• [AIM]
Go through the entries below and pick out every line with "this".

• [SUPPLIED INFORMATION]
"""

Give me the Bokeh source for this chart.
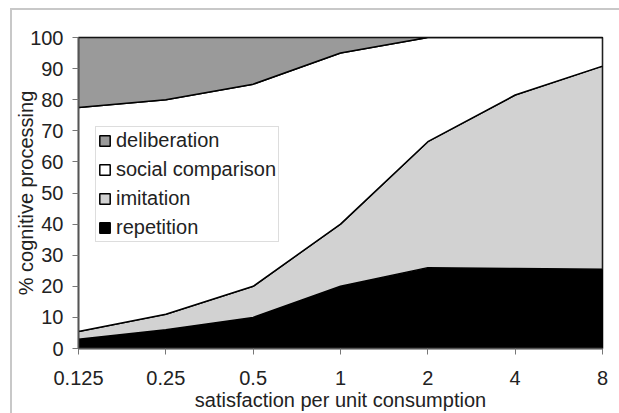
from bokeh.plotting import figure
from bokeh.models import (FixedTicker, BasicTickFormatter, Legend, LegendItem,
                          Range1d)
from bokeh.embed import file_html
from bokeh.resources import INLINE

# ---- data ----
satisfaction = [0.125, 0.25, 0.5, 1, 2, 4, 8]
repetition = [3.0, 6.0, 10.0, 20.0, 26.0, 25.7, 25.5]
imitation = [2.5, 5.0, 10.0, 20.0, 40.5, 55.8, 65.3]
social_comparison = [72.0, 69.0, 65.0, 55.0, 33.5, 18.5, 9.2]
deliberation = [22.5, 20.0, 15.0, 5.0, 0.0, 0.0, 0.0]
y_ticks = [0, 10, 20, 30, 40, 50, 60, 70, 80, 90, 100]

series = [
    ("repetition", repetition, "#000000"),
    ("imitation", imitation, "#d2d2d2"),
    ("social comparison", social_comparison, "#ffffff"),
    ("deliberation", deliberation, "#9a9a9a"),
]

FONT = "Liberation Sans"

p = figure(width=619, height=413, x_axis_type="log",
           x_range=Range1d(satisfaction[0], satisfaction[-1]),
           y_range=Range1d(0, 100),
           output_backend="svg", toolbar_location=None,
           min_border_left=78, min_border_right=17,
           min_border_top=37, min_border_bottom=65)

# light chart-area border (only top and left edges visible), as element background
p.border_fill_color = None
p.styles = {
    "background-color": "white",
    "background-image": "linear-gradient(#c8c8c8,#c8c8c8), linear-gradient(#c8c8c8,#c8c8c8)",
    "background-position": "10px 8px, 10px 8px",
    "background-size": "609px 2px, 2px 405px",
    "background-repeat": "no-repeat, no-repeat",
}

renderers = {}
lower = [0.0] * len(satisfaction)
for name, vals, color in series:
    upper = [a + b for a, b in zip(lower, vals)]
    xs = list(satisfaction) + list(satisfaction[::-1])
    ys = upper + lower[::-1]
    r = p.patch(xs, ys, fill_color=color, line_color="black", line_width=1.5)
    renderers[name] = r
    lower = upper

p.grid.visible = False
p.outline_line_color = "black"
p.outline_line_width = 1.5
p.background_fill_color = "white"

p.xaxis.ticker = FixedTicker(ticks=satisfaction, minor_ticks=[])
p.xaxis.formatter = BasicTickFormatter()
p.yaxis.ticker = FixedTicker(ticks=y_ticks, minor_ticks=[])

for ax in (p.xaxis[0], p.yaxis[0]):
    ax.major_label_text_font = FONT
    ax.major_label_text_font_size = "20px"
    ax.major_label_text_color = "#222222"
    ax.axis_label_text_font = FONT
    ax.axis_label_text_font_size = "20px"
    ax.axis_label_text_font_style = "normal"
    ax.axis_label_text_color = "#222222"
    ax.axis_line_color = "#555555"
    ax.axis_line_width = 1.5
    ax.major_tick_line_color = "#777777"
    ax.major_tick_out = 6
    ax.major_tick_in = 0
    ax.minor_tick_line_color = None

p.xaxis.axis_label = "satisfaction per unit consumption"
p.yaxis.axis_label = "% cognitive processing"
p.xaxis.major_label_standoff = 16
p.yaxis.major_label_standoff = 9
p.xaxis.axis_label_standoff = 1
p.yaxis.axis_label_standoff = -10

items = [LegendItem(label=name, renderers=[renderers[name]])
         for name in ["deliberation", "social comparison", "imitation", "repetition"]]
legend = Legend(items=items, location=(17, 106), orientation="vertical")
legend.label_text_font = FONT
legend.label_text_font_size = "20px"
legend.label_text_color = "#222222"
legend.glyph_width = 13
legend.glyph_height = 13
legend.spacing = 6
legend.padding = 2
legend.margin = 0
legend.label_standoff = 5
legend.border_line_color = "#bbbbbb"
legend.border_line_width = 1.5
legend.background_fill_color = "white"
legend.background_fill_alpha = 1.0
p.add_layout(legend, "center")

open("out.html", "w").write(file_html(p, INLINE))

"""
"""

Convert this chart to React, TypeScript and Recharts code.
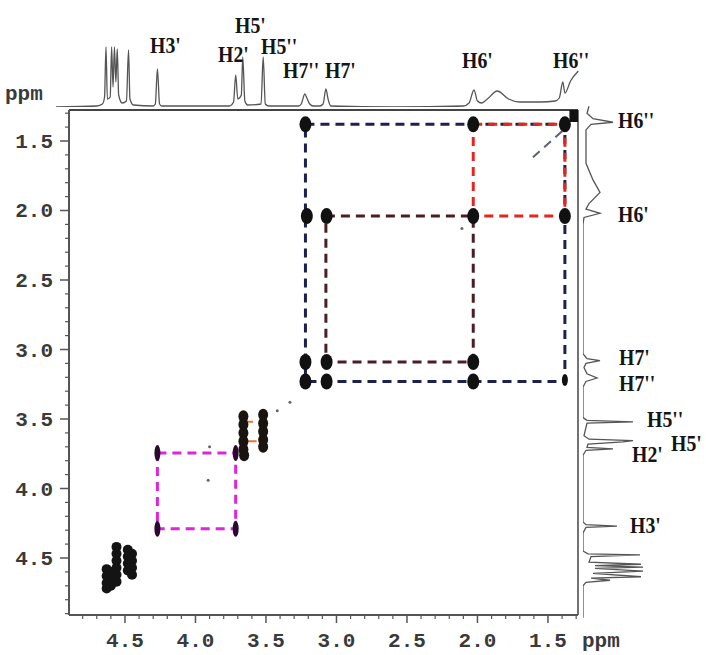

"""

• [EXPECTED ANSWER]
Give me the Bokeh source for this chart.
Convert this chart to React, TypeScript and Recharts code.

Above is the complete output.